_GIVEN ENTRIES_
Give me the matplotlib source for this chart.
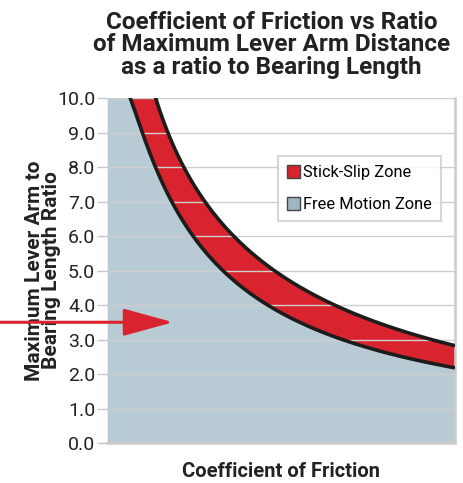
import numpy as np
import matplotlib
matplotlib.use("Agg")
import matplotlib.pyplot as plt
from matplotlib.patches import Patch

plt.rcParams['font.family'] = ['Roboto', 'DejaVu Sans']

# Data (x on a 0..1 relative friction scale)
lower_x = [0.066, 0.103, 0.138, 0.187, 0.247, 0.330, 0.460, 0.684, 1.0]
lower_y = [10.0, 9.0, 8.0, 7.0, 6.0, 5.0, 4.0, 3.0, 2.17]
upper_x = [0.138, 0.181, 0.216, 0.282, 0.362, 0.477, 0.658, 0.948, 1.0]
upper_y = [10.0, 9.0, 8.0, 7.0, 6.0, 5.0, 4.0, 3.0, 2.78]
y_ticks = [0, 1, 2, 3, 4, 5, 6, 7, 8, 9, 10]
y_tick_labels = ["0.0", "1.0", "2.0", "3.0", "4.0", "5.0", "6.0", "7.0", "8.0", "9.0", "10.0"]
arrow_y = 3.5
arrow_tip_x = 0.19

RED = '#d9232e'
BLUE = '#b8cad4'
EDGE = '#1c1c1c'


def curve(xs, ys, xq):
    # smooth curve through the read points (cubic in log-log space)
    c = np.polyfit(np.log(xs), np.log(ys), 3)
    out = np.exp(np.polyval(c, np.log(xq)))
    return np.where(xq < xs[0], np.maximum(out, ys[0]), out)


fig = plt.figure(figsize=(4.64, 4.83), dpi=100)
ax = fig.add_axes([0.2306, 0.0828, 0.75, 0.7143])

xd = np.linspace(0.0005, 1.0, 1000)
lo = curve(lower_x, lower_y, xd)
up = curve(upper_x, upper_y, xd)
top = 10.0

ax.fill_between(xd, 0, np.minimum(lo, top), color=BLUE, lw=0, zorder=1)
ax.fill_between(xd, np.minimum(lo, top), np.minimum(up, top), color=RED, lw=0, zorder=1)

m1 = xd >= lower_x[0] * 0.85
m2 = xd >= upper_x[0] * 0.85
ax.plot(xd[m1], lo[m1], color=EDGE, lw=2.6, zorder=3, solid_capstyle='butt')
ax.plot(xd[m2], up[m2], color=EDGE, lw=2.6, zorder=3, solid_capstyle='butt')

ax.set_xlim(0, 1)
ax.set_ylim(0, 10)
ax.set_xticks([])
ax.set_yticks(y_ticks)
ax.set_yticklabels(y_tick_labels, fontsize=14, color='#222222')
ax.tick_params(axis='y', length=7, color='#c8c8c8', width=1, pad=1.5)
ax.set_axisbelow(False)
ax.yaxis.grid(True, color='#cfcfcf', lw=1)
for s in ['left', 'top']:
    ax.spines[s].set_visible(False)
for s in ['right', 'bottom']:
    ax.spines[s].set_color('#cccccc')
    ax.spines[s].set_linewidth(1.8)

ax.set_xlabel('Coefficient of Friction', fontsize=14.5, fontweight='bold',
              color='#222222', labelpad=14)
ax.set_ylabel('Maximum Lever Arm to\nBearing Length Ratio', fontsize=15,
              fontweight='bold', color='#222222', labelpad=-3, linespacing=0.9)

fig.text(0.585, 0.978, 'Coefficient of Friction vs Ratio\nof Maximum Lever Arm Distance\nas a ratio to Bearing Length',
         ha='center', va='top', fontsize=17.5, fontweight='bold', color='#222222',
         linespacing=0.98)

handles = [Patch(facecolor=RED, edgecolor='#444444', lw=1, label='Stick-Slip Zone'),
           Patch(facecolor='#9fb6c3', edgecolor='#444444', lw=1, label='Free Motion Zone')]
leg = ax.legend(handles=handles, loc='upper right', bbox_to_anchor=(0.96, 0.832),
                fontsize=11.8, frameon=True, fancybox=False, edgecolor='#cccccc',
                handlelength=0.8, handleheight=0.8, handletextpad=0.2,
                labelspacing=1.05, borderpad=0.55, borderaxespad=0)
leg.get_frame().set_linewidth(1.5)
leg.set_zorder(5)

ax.annotate('', xy=(arrow_tip_x, arrow_y), xycoords='data',
            xytext=(0.0, arrow_y), textcoords=('figure fraction', 'data'),
            arrowprops=dict(arrowstyle='-|>,head_length=3.1,head_width=0.85',
                            mutation_scale=10, color=RED, lw=2.2,
                            shrinkA=0, shrinkB=0),
            annotation_clip=False, zorder=6)

fig.savefig('out.png', dpi=100)
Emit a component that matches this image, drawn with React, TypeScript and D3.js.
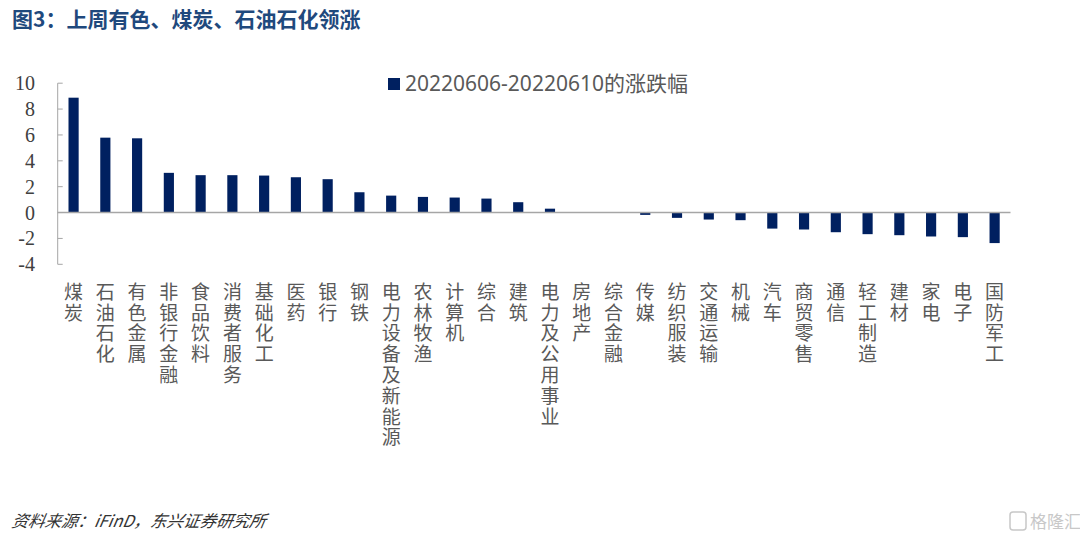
import React from "react";
import * as d3 from "d3";

const categories = [
  "煤炭", "石油石化", "有色金属", "非银行金融", "食品饮料", "消费者服务", "基础化工", "医药",
  "银行", "钢铁", "电力设备及新能源", "农林牧渔", "计算机", "综合", "建筑", "电力及公用事业",
  "房地产", "综合金融", "传媒", "纺织服装", "交通运输", "机械", "汽车", "商贸零售",
  "通信", "轻工制造", "建材", "家电", "电子", "国防军工",
];
const values = [
  8.88, 5.79, 5.74, 3.07, 2.89, 2.89, 2.86, 2.73,
  2.58, 1.57, 1.31, 1.21, 1.16, 1.08, 0.8, 0.3,
  0.0, 0.0, -0.18, -0.41, -0.54, -0.59, -1.24, -1.31,
  -1.52, -1.67, -1.75, -1.85, -1.9, -2.36,
];
const yTicks = [-4, -2, 0, 2, 4, 6, 8, 10];
const seriesName = "20220606-20220610的涨跌幅";
const title = "图3：上周有色、煤炭、石油石化领涨";
const source = "资料来源：iFinD，东兴证券研究所";

const W = 1080;
const H = 542;
const plotLeft = 57.7;
const plotRight = 1010.5;
const yTop = 83.2;
const yBottom = 264.3;
const barColor = "#002060";
const axisColor = "#a6a6a6";
const textColor = "#595959";

export default function App() {
  const x = d3
    .scaleBand<string>()
    .domain(categories)
    .range([plotLeft, plotRight])
    .paddingInner(0.68)
    .paddingOuter(0.34);
  const y = d3.scaleLinear().domain([-4, 10]).range([yBottom, yTop]);
  const bw = x.bandwidth();

  return (
    <div style={{ position: "absolute", left: 0, top: 0 }}>
      <svg width={W} height={H} style={{ display: "block", background: "#fff" }}>
        <text
          x={12}
          y={27}
          fontFamily="'Noto Sans CJK SC', sans-serif"
          fontWeight="bold"
          fontSize={21}
          fill="#1F497D"
        >
          {title}
        </text>

        {/* y axis */}
        <line x1={plotLeft} x2={plotLeft} y1={y(10)} y2={y(-4)} stroke={axisColor} strokeWidth={1} />
        {yTicks.map((t) => (
          <g key={t}>
            <line x1={plotLeft} x2={plotLeft + 5} y1={y(t)} y2={y(t)} stroke={axisColor} strokeWidth={1} />
            <text
              x={35}
              y={y(t)}
              dy="0.35em"
              textAnchor="end"
              fontFamily="'Liberation Serif', serif"
              fontSize={20}
              fill="#404040"
            >
              {t}
            </text>
          </g>
        ))}

        {/* bars */}
        {categories.map((c, i) => {
          const v = values[i];
          const y0 = y(0);
          const yv = y(v);
          return (
            <rect
              key={c}
              x={x(c)!}
              y={Math.min(y0, yv)}
              width={bw}
              height={Math.abs(yv - y0)}
              fill={barColor}
            />
          );
        })}

        {/* zero line */}
        <line x1={plotLeft} x2={plotRight} y1={y(0)} y2={y(0)} stroke={axisColor} strokeWidth={1.5} />

        {/* vertical category labels */}
        {categories.map((c) => {
          const cx = x(c)! + bw / 2;
          return (
            <text
              key={c}
              x={cx}
              y={282}
              fontFamily="'Noto Sans CJK SC', sans-serif"
              fontSize={19}
              fill={textColor}
              style={{ writingMode: "vertical-rl", textOrientation: "upright", letterSpacing: "1.8px" } as any}
            >
              {c}
            </text>
          );
        })}

        {/* legend */}
        <rect x={388} y={78} width={12} height={12} fill={barColor} />
        <text
          x={405}
          y={91}
          fontFamily="'Noto Sans', 'Noto Sans CJK SC', sans-serif"
          fontSize={21}
          fill={textColor}
        >
          {seriesName}
        </text>

        {/* source */}
        <text
          x={12}
          y={527}
          fontFamily="'Noto Sans CJK SC', sans-serif"
          fontStyle="italic"
          fontSize={16.5}
          fill="#333"
          transform="skewX(-10) translate(92,0)"
        >
          {source}
        </text>

        {/* watermark */}
        <rect x={1010} y={512} width={16} height={18} rx={3} fill="none" stroke="#c8c8c8" strokeWidth={1.5} />
        <text x={1030} y={528} fontFamily="'Noto Sans CJK SC', sans-serif" fontSize={17} fill="#c8c8c8">
          格隆汇
        </text>
      </svg>
    </div>
  );
}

_THE TASK_
Can the lines from the start of the records through the line with "plt.rcParams['font.family'] = ['Roboto', 'DejaVu" be given again exactly, with the pictures left out?

_EXERCISE RESPONSE_
Give me the matplotlib source for this chart.
import numpy as np
import matplotlib
matplotlib.use("Agg")
import matplotlib.pyplot as plt
from matplotlib.patches import Patch

plt.rcParams['font.family'] = ['Roboto', 'DejaVu Sans']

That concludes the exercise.